Starting point is 00:25:13 Yeah. So my next sort of set of questions, Harry, are going to sort of move focus a little bit more about the DuckDB experience. And my first question then would be, what has been your overall experience of working with DuckDB and integrating SheetReader into DuckDB? Talk to me about that whole sort of experience. Right. When we saw this DuckDB extension ecosystem, we were quite excited to see how difficult it will be to integrate it. And then we collaborated with some students at TU Berlin, in particular Jonas Ben.

Starting point is 00:25:56 He was the main driver of this integration effort. And I hope this reflects his feelings. but I think it was pretty straightforward and so yeah I think there was this nice DuckDB extension template which we could reuse and then I think it was quite straightforward to integrate our forward to integrate our extension or our sheet reader in there. And yeah, so because we also are in C++ and you know, sheet reader, sorry, DuckDB extensions are currently also offered in C++, like the template is also offered in C++. This was, the integration was quite smooth. I think there were a couple of issues, but the DuckDB folks were also supportive with regards to that.

Starting point is 00:26:52 Then how to put it into this repository so that it's available for everyone. I would say the experience was quite smooth. I'm really glad it worked so smoothly. Yeah, I think for Postgres, it was a bit more difficult, let's say, to run, even though Postgres is around for a much longer time. And there are foreign data wrappers like there or like their extension ecosystem is around for quite a longer time there. It was in C and you know, you had to deal with all the, some of the internals of Postgres, which are not so much straightforward.

Starting point is 00:27:29 And, you know, as they say, Postgres documentation is the code. So, um, and yeah, for, for DuckDB, this was not the case. So I think you didn't need to mess with too many DuckDB internals. They just, you know, register your function, you provide your data in the batches and that's it. Nice. Yeah. It sounds like a really positive experience then, Harry. Yeah.

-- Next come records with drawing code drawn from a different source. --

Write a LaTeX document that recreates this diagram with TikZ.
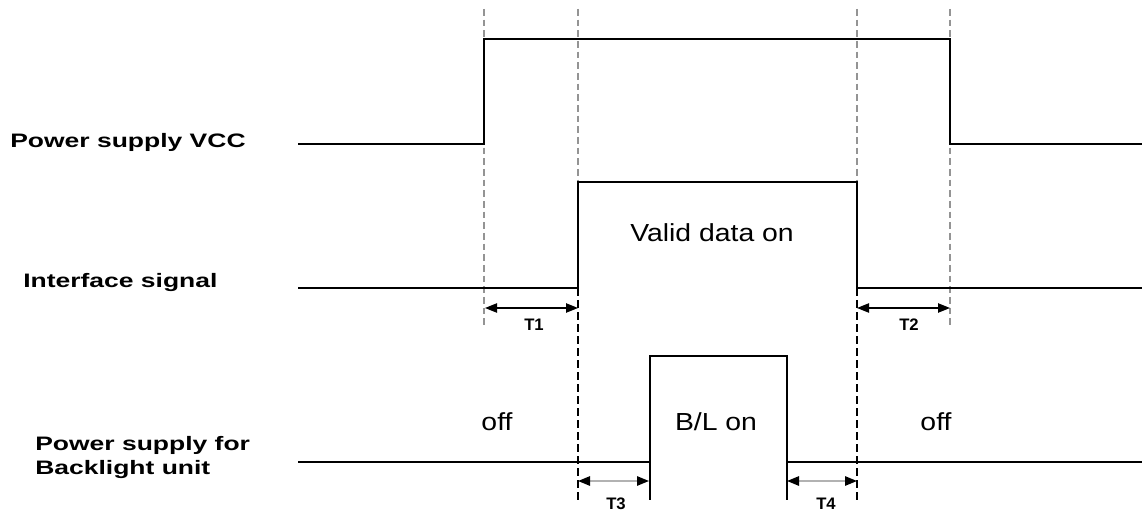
\documentclass[tikz,border=0pt]{standalone}
\usepackage{fontspec}
\usepackage{graphicx}
\setmainfont{Liberation Sans}
\usetikzlibrary{arrows.meta}
\newcommand\hstretch[2]{\scalebox{#1}[1]{#2}}
\begin{document}
\begin{tikzpicture}[x=0.75pt,y=-0.75pt,
  sig/.style={line width=1.2pt,black},
  guide/.style={draw=black!42, line width=0.8pt, dash pattern=on 5pt off 3pt},
  guideblk/.style={draw=black, line width=0.8pt, dash pattern=on 6pt off 3pt},
  dimarr/.style={line width=1pt,{Triangle[length=9pt,width=7pt]}-{Triangle[length=9pt,width=7pt]}},
  dimarrgray/.style={line width=1.3pt, draw=black!30,
     {Triangle[length=9pt,width=7pt,color=black]}-{Triangle[length=9pt,width=7pt,color=black]}},
  lbl/.style={font=\fontsize{14.6}{16}\selectfont\bfseries, anchor=base west, inner sep=0pt},
  tlbl/.style={font=\fontsize{12.5}{14}\selectfont\bfseries, anchor=base, inner sep=0pt},
  inlbl/.style={font=\fontsize{18.5}{20}\selectfont, anchor=base, inner sep=0pt}
]
\useasboundingbox (0,0) rectangle (1142,513);

% guide lines
\draw[guide] (484,9) -- (484,328);
\draw[guide] (578,9) -- (578,182);
\draw[guide] (857,9) -- (857,182);
\draw[guide] (950,9) -- (950,328);
\draw[guideblk] (578,288) -- (578,500);
\draw[guideblk] (857,288) -- (857,500);

% signals
\draw[sig] (298,144) -- (484,144) -- (484,39) -- (950,39) -- (950,144) -- (1142,144);
\draw[sig] (298,288) -- (578,288) -- (578,182) -- (857,182) -- (857,288) -- (1142,288);
\draw[sig] (298,462) -- (650,462) -- (650,356) -- (787,356) -- (787,462) -- (1142,462);
\draw[sig] (650,462) -- (650,500);
\draw[sig] (787,462) -- (787,500);

% labels
\node[lbl] (lvcc) at (10,148) {\hstretch{1.36}{Power supply VCC}};
\node[lbl] (lif) at (23,287) {\hstretch{1.36}{Interface signal}};
\node[lbl] (lbl1) at (35,450) {\hstretch{1.36}{Power supply for}};
\node[lbl] (lbl2) at (35,474) {\hstretch{1.36}{Backlight unit}};

\node[inlbl] (valid) at (712,242) {\hstretch{1.15}{Valid data on}};
\node[inlbl] (blon) at (716,430) {\hstretch{1.15}{B/L on}};
\node[inlbl] (off1) at (497,430) {\hstretch{1.15}{off}};
\node[inlbl] (off2) at (936,430) {\hstretch{1.15}{off}};

% timing arrows
\coordinate (t1a) at (485,308); \coordinate (t1b) at (578,308);
\coordinate (t2a) at (857,308); \coordinate (t2b) at (950,308);
\coordinate (t3a) at (578,481); \coordinate (t3b) at (649,481);
\coordinate (t4a) at (787,481); \coordinate (t4b) at (857,481);
\draw[dimarr] (t1a) -- (t1b);
\draw[dimarr] (t2a) -- (t2b);
\draw[dimarrgray] (t3a) -- (t3b);
\draw[dimarrgray] (t4a) -- (t4b);
\node[tlbl] (T1) at (534,330) {T1};
\node[tlbl] (T2) at (909,330) {T2};
\node[tlbl] (T3) at (616,509) {T3};
\node[tlbl] (T4) at (826,509) {T4};
\end{tikzpicture}
\end{document}
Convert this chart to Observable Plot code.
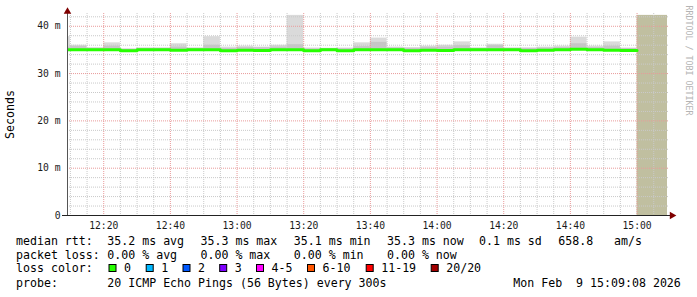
<!DOCTYPE html>
<html>
<head>
<meta charset="utf-8">
<script src="https://cdn.jsdelivr.net/npm/d3@7"></script>
<script src="https://cdn.jsdelivr.net/npm/@observablehq/plot@0.6"></script>
<style>
  html, body { margin: 0; padding: 0; background: #fff; }
  #chart { width: 697px; height: 297px; overflow: hidden; background: #fff; }
  #chart svg { display: block; }
  .legend text { font-family: "DejaVu Sans Mono", monospace; font-size: 11.6px; fill: #000; white-space: pre; }
</style>
</head>
<body>
<div id="chart"></div>
<script>
// ---------- data ----------
const sampleStarts = ["12:05","12:10","12:15","12:20","12:25","12:30","12:35","12:40","12:45","12:50",
  "12:55","13:00","13:05","13:10","13:15","13:20","13:25","13:30","13:35","13:40",
  "13:45","13:50","13:55","14:00","14:05","14:10","14:15","14:20","14:25","14:30",
  "14:35","14:40","14:45","14:50","14:55"];
const medianRtt = [35.05,35.05,35.05,35.05,34.82,35.05,35.05,34.95,35.05,35.05,
  34.82,34.95,34.90,35.05,35.05,34.82,35.05,34.82,35.05,35.05,
  35.05,34.82,34.95,34.88,35.05,35.05,35.05,35.05,34.82,34.95,
  35.05,35.12,35.05,34.95,34.88];
const smokeMin = [34.85,34.85,34.85,34.85,34.70,34.85,34.85,34.80,34.85,34.85,
  34.70,34.80,34.75,34.85,34.85,34.70,34.85,34.70,34.85,34.85,
  34.85,34.70,34.80,34.75,34.85,34.85,34.85,34.85,34.70,34.80,
  34.85,34.90,34.85,34.80,34.75];
const smokeMid = [35.60,35.70,35.35,35.80,35.15,35.35,35.35,35.60,35.35,36.00,
  35.30,35.50,35.45,35.60,36.10,35.20,35.30,35.25,35.70,36.60,
  35.40,35.30,35.55,35.60,35.90,35.35,35.90,35.35,35.30,35.40,
  35.50,36.30,35.50,35.80,35.30];
const smokeMax = [37.80,36.00,35.45,36.50,35.20,35.40,35.40,36.30,35.40,37.80,
  35.60,35.80,35.60,36.00,42.30,35.40,35.35,35.40,36.50,37.50,
  35.60,35.50,35.80,36.00,36.70,35.40,36.20,35.40,35.45,35.60,
  35.80,37.70,35.80,36.70,35.40];
const sampleStepMinutes = 5;
const windowStart = "12:09:08";
const windowEnd = "15:09:08";
const noDataStart = "15:00";
const noDataTop = 42.3;
const yMax = 42.7;

const xTickLabels = ["12:20","12:40","13:00","13:20","13:40","14:00","14:20","14:40","15:00"];
const yTickValues = [0, 10, 20, 30, 40];
const yTickLabels = ["0", "10 m", "20 m", "30 m", "40 m"];
const yAxisTitle = "Seconds";
const watermark = "RRDTOOL / TOBI OETIKER";

const legendRowLabels = ["median rtt:", "packet loss:", "loss color:", "probe:"];
const rttStats = ["35.2 ms avg", "35.3 ms max", "35.1 ms min", "35.3 ms now", "0.1 ms sd", "658.8", "am/s"];
const lossStats = ["0.00 % avg", "0.00 % max", "0.00 % min", "0.00 % now"];
const lossColorLabels = ["0", "1", "2", "3", "4-5", "6-10", "11-19", "20/20"];
const lossColors = ["#26ff00", "#00b8ff", "#0059ff", "#7e00ff", "#ff00ff", "#ff5500", "#ff0000", "#a10000"];
const probeText = "20 ICMP Echo Pings (56 Bytes) every 300s";
const dateText = "Mon Feb  9 15:09:08 2026";

// ---------- helpers ----------
const toDate = s => { const [h, m, sec] = s.split(":").map(Number); return new Date(Date.UTC(2026, 1, 9, h, m, sec || 0)); };
const stepMs = sampleStepMinutes * 60000;
const x0 = toDate(windowStart), x1 = toDate(windowEnd);

const samples = sampleStarts.map((s, i) => ({
  start: toDate(s), end: new Date(+toDate(s) + stepMs),
  median: medianRtt[i], min: smokeMin[i], mid: smokeMid[i], max: smokeMax[i]
}));
const medianPts = samples.map(d => ({t: d.start, v: d.median}))
  .concat([{t: samples[samples.length - 1].end, v: samples[samples.length - 1].median}]);

const xTickDates = xTickLabels.map(toDate);
const xLabelMap = new Map(xTickLabels.map(l => [+toDate(l), l]));

const minorX = d3.utcMinute.every(5).range(toDate("12:10"), x1).filter(d => !xLabelMap.has(+d));
const minorY = d3.range(2, 43, 2).filter(v => v % 10 !== 0);
const majorY = yTickValues.filter(v => v > 0);

const minorColor = "#c9c9c9";
const majorColor = "#e99a9a";

const plot = Plot.plot({
  width: 697, height: 232,
  marginLeft: 67, marginRight: 30, marginTop: 13, marginBottom: 17,
  style: {fontFamily: "DejaVu Sans Mono", fontSize: "9.7px", color: "#1a1a1a", background: "#fff", overflow: "visible"},
  x: {type: "utc", domain: [x0, x1], ticks: xTickDates, tickFormat: d => xLabelMap.get(+d), tickSize: 0, tickPadding: 7, label: null},
  y: {domain: [0, yMax], ticks: yTickValues, tickFormat: d => yTickLabels[yTickValues.indexOf(d)], tickSize: 0, tickPadding: 7, label: null},
  marks: [
    Plot.rect([{a: toDate(noDataStart), b: x1}], {x1: "a", x2: "b", y1: 0, y2: noDataTop, fill: "#c0bfa0"}),
    Plot.rect(samples, {x1: "start", x2: "end", y1: "min", y2: "max", fill: "#dadada", clip: true}),
    Plot.rect(samples, {x1: "start", x2: "end", y1: "min", y2: "mid", fill: "#c6c6c6", clip: true}),
    Plot.ruleX(minorX, {stroke: minorColor, strokeDasharray: "1,1"}),
    Plot.ruleY(minorY, {stroke: minorColor, strokeDasharray: "1,1", insetRight: -2}),
    Plot.ruleX(xTickDates, {stroke: majorColor, strokeDasharray: "1,1"}),
    Plot.ruleY(majorY, {stroke: majorColor, strokeDasharray: "1,1", insetRight: -2}),
    Plot.line(medianPts, {x: "t", y: "v", curve: "step-after", stroke: lossColors[0], strokeWidth: 3, clip: true}),
    Plot.ruleX([x0], {stroke: "#555", strokeWidth: 1, insetTop: -4}),
    Plot.ruleY([0], {stroke: "#222", strokeWidth: 1, insetLeft: -5, insetRight: -3}),
    Plot.dot([0], {frameAnchor: "top-left", dy: -2, symbol: "triangle", r: 2.8, fill: "#7f0000", stroke: "none"}),
    Plot.dot([0], {frameAnchor: "bottom-right", dx: 4.5, symbol: "triangle", rotate: 90, r: 2.8, fill: "#7f0000", stroke: "none"}),
    Plot.text([yAxisTitle], {frameAnchor: "left", text: d => d, dx: -57, rotate: -90, textAnchor: "middle", lineAnchor: "middle", fontSize: 11.6, fill: "#000"}),
    Plot.text([watermark], {frameAnchor: "top-right", text: d => d, dx: 21, dy: -8, rotate: 90, textAnchor: "start", lineAnchor: "middle", fontSize: 8.3, fill: "#b4b4b4"})
  ]
});

const chart = document.getElementById("chart");
chart.appendChild(plot);

// ---------- legend (below the plot) ----------
const legendTop = 232;
const leg = d3.create("svg").attr("class", "legend").attr("width", 697).attr("height", 297 - legendTop);
const rowBaselines = [245, 258.5, 272.2, 286.5].map(b => b - legendTop);
const labelX = 16;
legendRowLabels.forEach((t, i) => leg.append("text").attr("x", labelX).attr("y", rowBaselines[i]).text(t));

const rttX = [107.3, 200.5, 293.8, 387, 479, 558.3, 614];
rttStats.forEach((t, i) => leg.append("text").attr("x", rttX[i]).attr("y", rowBaselines[0]).text(t));
const lossX = [107.3, 200.5, 293.8, 387];
lossStats.forEach((t, i) => leg.append("text").attr("x", lossX[i]).attr("y", rowBaselines[1]).text(t));

const swatchX = [108.5, 145.7, 182.5, 219.2, 256, 307, 365.7, 430.7];
lossColorLabels.forEach((t, i) => {
  leg.append("rect").attr("x", swatchX[i] + 0.5).attr("y", rowBaselines[2] - 8.2 + 0.5)
    .attr("width", 7).attr("height", 7).attr("fill", lossColors[i]).attr("stroke", "#000").attr("stroke-width", 1);
  leg.append("text").attr("x", swatchX[i] + 15.5).attr("y", rowBaselines[2]).text(t);
});
leg.append("text").attr("x", 107.3).attr("y", rowBaselines[3]).text(probeText);
leg.append("text").attr("x", 513.3).attr("y", rowBaselines[3]).text(dateText);

chart.appendChild(leg.node());
</script>
</body>
</html>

Starting point is 00:27:55 I kind of, my next question, because obviously you're the expert on spreadsheets now, Harry, you're my go-to guy. If you've ever got any spreadsheet problems, I'm going to come to you. So I kind of want to get your opinion on where do you think, like what the future's like for spreadsheets in the sort of the wider data analytics sort of landscape kind of going forward, but then also as well where you think DuckDB fits into that landscape

Starting point is 00:28:17 over the next few years and sort of like, if you put in your goggles on and thinking about the future kind of what do you see the world looking like for spreadsheets and for DuckDB over the next off three to five years? Yeah. Yeah. Good question. So with regard to spreadsheets, I'm not sure they're, I mean, I don't want to

Starting point is 00:28:38 claim that we have reached fastest spreadsheet parsing possible, but I think we're not too far away. So with regards to performance, I'm not sure there can be done too many more things. But what we did, for example, so because, so one thing I didn't mention before is that we cannot parallelize the decompression step because of specific compression algorithm that the standard specifies right so this is a standard you cannot change it you need to follow the standard. change in the standard that would make spreadsheet interoperability be more performant is to change the compression type or the compression algorithm of the standard so that we can parallelize even the compression step. Because right now we either decompress, so the sheet reader has two modes, so we either decompress the whole document into memory,

Starting point is 00:29:45 and then we parallelize the parsing. So this is what we call the consecutive mode. And then we also have the interleaved parsing, where this is designed for memory-constrained environments where I can define a budget. And then I decompress only as much memory as I have, and then I parallelress only as much memory as I have and then I parallelize the parsing. So in the end if I could also parallelize the

Starting point is 00:30:10 decompression step this would allow me to be even faster. So maybe this is something that the standard designers could think about. I'm not involved but this was just you know an experiment that we did. We decompressed all the content and then we compress it with a different compression algorithm and we saw even better performance. So this is one thing. And yeah, and actually what's funny is that, you know, we talk about big data all the time, you know, scalable computing. Of course there are these use cases

Starting point is 00:30:45 there, right? So big tech has a lot of data. But then when you talk to, yeah, if I may say normal people, they have all kinds of data spread around and many of them are spreadsheets. So many people in finance, for example, or in healthcare, I don't know, they use these spreadsheets as their standard tool. Then, of course, data, like one dataset alone doesn't really help you when it comes to analyzing or like now with machine learning where you want to combine all your different data and train AI models or whatever. And I think there is a lot of information in spreadsheets that can also be leveraged. And spreadsheets are, I don't think they're going away. Like SQL systems and relational databases are not going away.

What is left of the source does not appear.